COL(R) Andrew R. Flynn: What Makes Army Leadership Successful

“Many of our JROTC Cadets and VNHS students have asked me over my years assigned to the Van Nuys High School Army JROTC program why is the United States Army leadership so successful?”


COL(R) Andrew R. Flynn

By COL(R) Andrew R. Flynn

Many of our JROTC Cadets and VNHS students have asked me over my years assigned to the Van Nuys High School Army JROTC program why is the United States Army leadership so successful? Successful leadership at all levels of command in the Army results in mission success in training or on the battlefield. Army leadership differs only from the civilian world in terms of lethality. Failure of leadership on the battlefield can result in death and injury. The stakes are indeed very high in the Army and that is why successful leadership is our major focus.  The same leadership tenets that work successfully in the Army readily transfer to the civilian private and public sectors. First and foremost, leadership is a people business. Leaders in the military and the civilian world succeed or fail in how they influence their followers to a successful conclusion for the tasking they are assigned. Successful leaders in the Army are expected to provide the following to their subordinate Soldiers: 

Army leadership always starts with Purpose, Direction & Motivation. Leaders are taught in the Army to explain in detail to their Soldiers the purpose of the mission they are assigned no matter how great or how small the tasking may be. The mission can be as small as cleaning out a maintenance building or as large as defeating Iraq on the battlefield. No matter the size of the mission, Soldiers are provided a purpose for what they are doing. Soldiers are not blind followers of orders. Leaders in the military never give an order without giving a reason. Leaders are required to give direction to their Soldiers for successful missions. Direction is provided in an oral or written form and is framed in a Who, What, Where, Why and How format. Direction will always fit the mission parameters communicated by the next higher headquarters. It can be very simple for small missions with simple oral directions provided to Soldiers. It can also be very complex with thorough written mission orders and rehearsals for large missions involving large numbers of Soldiers and equipment. Motivation is always provided to Soldiers and can be either positive or negative. Leaders in the Army are encouraged to positively appeal to a Soldier’s pride in successful mission accomplishment. Negative motivation based upon consequences is also utilized, however, it is not encouraged. Soldiers perform best when they can see value in what they are doing for their team and themselves. 

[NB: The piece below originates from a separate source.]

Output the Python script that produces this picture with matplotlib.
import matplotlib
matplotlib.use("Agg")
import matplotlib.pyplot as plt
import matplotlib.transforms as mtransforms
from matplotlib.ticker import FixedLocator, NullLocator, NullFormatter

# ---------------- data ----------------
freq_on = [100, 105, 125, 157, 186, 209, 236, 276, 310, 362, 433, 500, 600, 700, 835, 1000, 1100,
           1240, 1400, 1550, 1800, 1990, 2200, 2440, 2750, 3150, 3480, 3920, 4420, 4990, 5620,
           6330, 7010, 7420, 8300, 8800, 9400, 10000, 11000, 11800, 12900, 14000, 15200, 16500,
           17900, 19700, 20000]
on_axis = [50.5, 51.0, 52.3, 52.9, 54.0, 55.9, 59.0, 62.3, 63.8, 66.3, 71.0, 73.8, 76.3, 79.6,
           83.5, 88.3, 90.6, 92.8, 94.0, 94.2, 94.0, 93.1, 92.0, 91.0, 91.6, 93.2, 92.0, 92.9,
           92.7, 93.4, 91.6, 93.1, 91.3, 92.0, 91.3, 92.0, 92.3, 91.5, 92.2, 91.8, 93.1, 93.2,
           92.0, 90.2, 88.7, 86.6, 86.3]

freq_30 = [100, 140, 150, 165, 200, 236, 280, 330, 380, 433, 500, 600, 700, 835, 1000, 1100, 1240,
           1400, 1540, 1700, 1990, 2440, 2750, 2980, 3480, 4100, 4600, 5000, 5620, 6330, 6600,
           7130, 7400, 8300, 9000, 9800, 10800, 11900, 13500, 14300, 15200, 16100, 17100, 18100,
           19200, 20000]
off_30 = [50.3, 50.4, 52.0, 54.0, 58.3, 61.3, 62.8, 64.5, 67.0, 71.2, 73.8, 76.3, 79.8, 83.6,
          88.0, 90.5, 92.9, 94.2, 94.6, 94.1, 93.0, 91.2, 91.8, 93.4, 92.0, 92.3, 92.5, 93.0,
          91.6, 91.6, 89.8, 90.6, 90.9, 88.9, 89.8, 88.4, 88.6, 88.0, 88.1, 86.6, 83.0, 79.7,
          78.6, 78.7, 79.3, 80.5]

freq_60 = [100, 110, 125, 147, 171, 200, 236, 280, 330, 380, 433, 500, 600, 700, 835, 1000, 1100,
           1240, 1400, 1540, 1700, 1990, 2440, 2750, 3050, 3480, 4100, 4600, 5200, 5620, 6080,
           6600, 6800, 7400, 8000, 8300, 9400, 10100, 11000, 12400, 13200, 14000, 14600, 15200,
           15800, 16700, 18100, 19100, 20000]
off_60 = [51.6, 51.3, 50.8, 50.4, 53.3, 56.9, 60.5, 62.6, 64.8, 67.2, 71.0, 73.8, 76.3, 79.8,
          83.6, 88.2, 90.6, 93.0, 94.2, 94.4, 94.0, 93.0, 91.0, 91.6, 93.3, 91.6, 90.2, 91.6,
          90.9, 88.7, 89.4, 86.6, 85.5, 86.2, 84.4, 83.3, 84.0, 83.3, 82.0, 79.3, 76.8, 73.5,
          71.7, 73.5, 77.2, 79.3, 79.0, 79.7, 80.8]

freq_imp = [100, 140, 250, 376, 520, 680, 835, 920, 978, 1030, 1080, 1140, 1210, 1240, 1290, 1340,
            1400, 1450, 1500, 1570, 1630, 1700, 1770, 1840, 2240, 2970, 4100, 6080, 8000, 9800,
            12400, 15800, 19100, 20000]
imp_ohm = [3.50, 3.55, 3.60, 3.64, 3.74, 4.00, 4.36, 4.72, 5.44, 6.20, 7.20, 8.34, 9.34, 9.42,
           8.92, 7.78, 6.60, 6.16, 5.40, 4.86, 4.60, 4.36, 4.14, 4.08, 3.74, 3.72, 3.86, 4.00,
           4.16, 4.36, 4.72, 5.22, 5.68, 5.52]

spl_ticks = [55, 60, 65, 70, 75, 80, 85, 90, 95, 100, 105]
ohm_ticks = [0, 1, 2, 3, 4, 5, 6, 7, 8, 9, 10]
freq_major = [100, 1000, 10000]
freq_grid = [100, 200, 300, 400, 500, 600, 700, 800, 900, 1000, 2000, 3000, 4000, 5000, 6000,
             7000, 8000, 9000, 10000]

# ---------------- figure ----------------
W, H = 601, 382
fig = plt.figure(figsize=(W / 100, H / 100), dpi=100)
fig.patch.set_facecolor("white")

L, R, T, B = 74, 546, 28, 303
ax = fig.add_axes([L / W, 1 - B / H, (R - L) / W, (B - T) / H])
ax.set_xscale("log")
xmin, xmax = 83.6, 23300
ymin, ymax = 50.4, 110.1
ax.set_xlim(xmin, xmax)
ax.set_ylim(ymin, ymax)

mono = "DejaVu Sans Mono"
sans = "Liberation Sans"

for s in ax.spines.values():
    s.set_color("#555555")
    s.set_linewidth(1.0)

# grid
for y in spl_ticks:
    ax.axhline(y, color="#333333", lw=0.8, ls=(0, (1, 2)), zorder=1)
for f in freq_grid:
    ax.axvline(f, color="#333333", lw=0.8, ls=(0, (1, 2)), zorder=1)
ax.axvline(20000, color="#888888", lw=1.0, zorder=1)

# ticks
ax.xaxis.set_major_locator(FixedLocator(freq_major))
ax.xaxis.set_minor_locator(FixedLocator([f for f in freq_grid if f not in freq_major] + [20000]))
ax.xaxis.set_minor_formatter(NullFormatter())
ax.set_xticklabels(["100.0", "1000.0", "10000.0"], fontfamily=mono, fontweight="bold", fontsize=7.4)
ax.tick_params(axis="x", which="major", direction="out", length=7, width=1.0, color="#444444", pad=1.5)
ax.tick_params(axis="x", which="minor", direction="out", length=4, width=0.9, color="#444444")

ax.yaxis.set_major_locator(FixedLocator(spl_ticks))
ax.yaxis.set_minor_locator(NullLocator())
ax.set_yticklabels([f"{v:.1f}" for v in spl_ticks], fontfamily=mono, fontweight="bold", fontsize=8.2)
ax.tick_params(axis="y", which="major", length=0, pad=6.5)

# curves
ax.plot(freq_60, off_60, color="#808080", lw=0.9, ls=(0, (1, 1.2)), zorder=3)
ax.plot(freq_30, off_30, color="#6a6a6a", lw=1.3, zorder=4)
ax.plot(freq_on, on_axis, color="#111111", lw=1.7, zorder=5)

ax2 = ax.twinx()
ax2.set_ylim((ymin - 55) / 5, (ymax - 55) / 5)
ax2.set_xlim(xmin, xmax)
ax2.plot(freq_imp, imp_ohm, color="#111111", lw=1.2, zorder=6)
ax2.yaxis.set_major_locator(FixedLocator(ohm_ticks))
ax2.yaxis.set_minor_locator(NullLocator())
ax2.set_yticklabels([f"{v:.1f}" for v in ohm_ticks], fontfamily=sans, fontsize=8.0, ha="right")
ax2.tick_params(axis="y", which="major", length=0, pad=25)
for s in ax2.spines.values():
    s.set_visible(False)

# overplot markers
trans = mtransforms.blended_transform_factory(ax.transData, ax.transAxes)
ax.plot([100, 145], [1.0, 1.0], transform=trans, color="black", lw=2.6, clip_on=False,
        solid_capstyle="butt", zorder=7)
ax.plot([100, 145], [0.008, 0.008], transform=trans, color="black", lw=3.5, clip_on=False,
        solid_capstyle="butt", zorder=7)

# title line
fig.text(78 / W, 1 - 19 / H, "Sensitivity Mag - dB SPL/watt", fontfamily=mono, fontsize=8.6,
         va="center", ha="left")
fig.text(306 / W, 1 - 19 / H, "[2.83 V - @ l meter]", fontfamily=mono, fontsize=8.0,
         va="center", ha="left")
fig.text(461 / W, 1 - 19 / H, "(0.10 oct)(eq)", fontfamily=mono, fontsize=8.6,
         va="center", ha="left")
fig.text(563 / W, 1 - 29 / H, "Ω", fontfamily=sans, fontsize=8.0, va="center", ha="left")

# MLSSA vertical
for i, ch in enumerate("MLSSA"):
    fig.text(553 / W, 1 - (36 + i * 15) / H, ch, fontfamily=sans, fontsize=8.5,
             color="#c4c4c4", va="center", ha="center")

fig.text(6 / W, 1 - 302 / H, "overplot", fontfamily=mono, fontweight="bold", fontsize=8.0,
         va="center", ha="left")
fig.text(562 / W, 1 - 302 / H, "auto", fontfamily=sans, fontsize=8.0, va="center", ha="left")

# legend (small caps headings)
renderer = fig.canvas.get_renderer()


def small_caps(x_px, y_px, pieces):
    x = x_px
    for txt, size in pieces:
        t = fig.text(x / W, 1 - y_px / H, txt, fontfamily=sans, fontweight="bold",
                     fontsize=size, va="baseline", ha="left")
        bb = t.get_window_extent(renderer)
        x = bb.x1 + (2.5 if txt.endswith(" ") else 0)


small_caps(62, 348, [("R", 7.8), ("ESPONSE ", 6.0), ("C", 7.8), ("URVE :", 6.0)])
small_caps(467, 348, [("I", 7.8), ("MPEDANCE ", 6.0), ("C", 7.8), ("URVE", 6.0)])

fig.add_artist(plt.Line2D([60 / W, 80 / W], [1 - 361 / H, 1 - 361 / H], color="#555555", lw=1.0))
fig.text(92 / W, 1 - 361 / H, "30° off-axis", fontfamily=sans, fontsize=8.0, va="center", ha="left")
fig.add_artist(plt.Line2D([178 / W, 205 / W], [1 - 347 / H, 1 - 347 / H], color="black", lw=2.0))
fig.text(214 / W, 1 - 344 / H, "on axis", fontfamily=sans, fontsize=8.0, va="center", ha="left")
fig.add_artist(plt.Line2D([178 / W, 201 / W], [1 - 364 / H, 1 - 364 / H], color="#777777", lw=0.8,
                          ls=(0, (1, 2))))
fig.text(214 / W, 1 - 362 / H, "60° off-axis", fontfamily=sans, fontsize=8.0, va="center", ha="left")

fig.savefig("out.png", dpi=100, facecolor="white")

Communication is key to successful leadership in the Army. Leaders in the Army utilize a Task, Purpose, Intent and Endstate methodology in communicating mission requirements. The guidance is provided in either an oral or a written format. The Task is stated succinctly with a clearly stated objective in a metrics based approach. The purpose is provided so the Soldiers know why they are performing the mission. An intent is provided to the Soldiers so they clearly understand the leader’s mind state in the mission to be performed. An Endstate is provided to the Soldiers so that they clearly understand what mission success should look like at the end. The best leaders provide this guidance narrowly, while allowing for broad ways for the Soldiers to accomplish the mission within the leader’s intent and endstate. The best leaders emphasize mission accomplishment with minimal to no micro-management of the Soldiers performing the mission. Soldiers are conditioned to be told what to do but not how to do it to enhance Soldier ownership of the mission.

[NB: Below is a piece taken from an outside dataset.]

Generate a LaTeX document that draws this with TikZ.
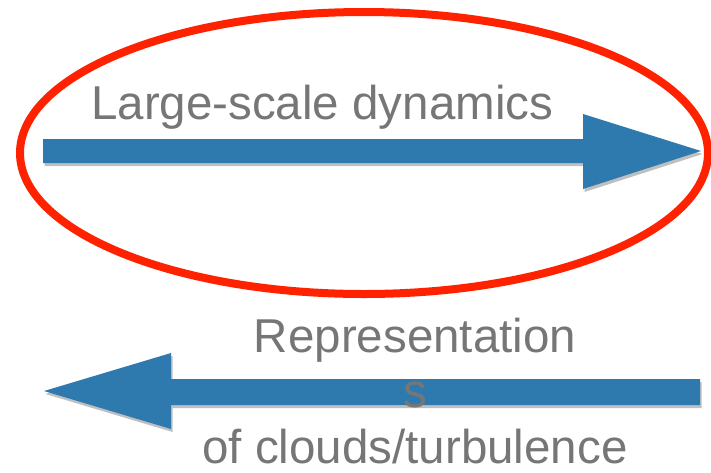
\documentclass[tikz,border=0pt]{standalone}
\usepackage{fontspec}
\setmainfont{Liberation Sans}
\usetikzlibrary{shadows}
\definecolor{arrowblue}{RGB}{46,122,175}
\definecolor{ringred}{RGB}{255,34,0}
\definecolor{labelgray}{RGB}{118,118,118}
\tikzset{
  bigarrow/.style={fill=arrowblue, draw=none,
    drop shadow={shadow xshift=1.5pt, shadow yshift=-3pt, opacity=0.25, fill=black}},
  ring/.style={draw=ringred, line width=8pt},
  lbl/.style={text=labelgray, inner sep=0pt, font=\fontsize{47.5}{55.5}\selectfont}
}
\begin{document}
\begin{tikzpicture}[x=1pt,y=-1pt]
\useasboundingbox (0,0) rectangle (711,472);
% red ellipse
\draw[ring] (364,153) ellipse [x radius=344, y radius=141];
% top arrow (pointing right)
\fill[bigarrow] (43,139) -- (583,139) -- (583,114) -- (701,151) -- (583,189) -- (583,163) -- (43,163) -- cycle;
\node[lbl, anchor=base west] (top) at (91,119) {Large-scale dynamics};
% bottom arrow (pointing left)
\fill[bigarrow] (700,379) -- (171,379) -- (171,353) -- (44,391) -- (171,429) -- (171,405) -- (700,405) -- cycle;
\node[lbl, anchor=base, align=center] (bottom) at (415,463) {Representation\\s\\of clouds/turbulence};
\end{tikzpicture}
\end{document}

Finally, the Army is unique among large organizations with the emphasis on values in everything we do. Mission accomplishment is always fused with a values based approach and expectation. We follow a rigid set of values that everyone in the Army is expected to follow. These values are not just words but a way of life in the Army. The seven Army values are Loyalty, Duty, Respect, Selfless Service, Honor, Integrity and Personal Courage. Leaders expect loyalty from their Soldiers and Soldiers expect loyalty from their leaders. It is a reciprocal approach that is demonstrated through team cohesiveness. Duty is performed by Soldiers in accomplishing the mission and duty is performed by the leader through their professionalism. Respect is earned by both the Soldiers and the leader through their shared striving for perfection in mission accomplishment and never settling for just good enough. Selfless Service is the glue that binds the leader and Soldier in their quest for successful mission accomplishment. It is incumbent on the leader to always base successful mission accomplishment on team success and never individual success. Leaders and Soldiers maintain their honor by always remembering that their unit and their nation is counting on them for successful mission accomplishment. Integrity is a shared expectation by the Soldiers and their leaders through their honest approach in accomplishing the mission. Personal courage is always expected by both the Soldiers and their leader during mission accomplishment. Personal courage can take the form of battlefield bravery or persistence in the face of non-lethal challenges.  

In summary, the preceding is what makes Army leadership successful and is widely credited for making the United States Army the greatest Army that has ever existed. The rest of the world’s Armys are envious of our mission based culture, clear communication at all levels of the Army and the shared values that we follow while accomplishing our many and large, simple and complex missions.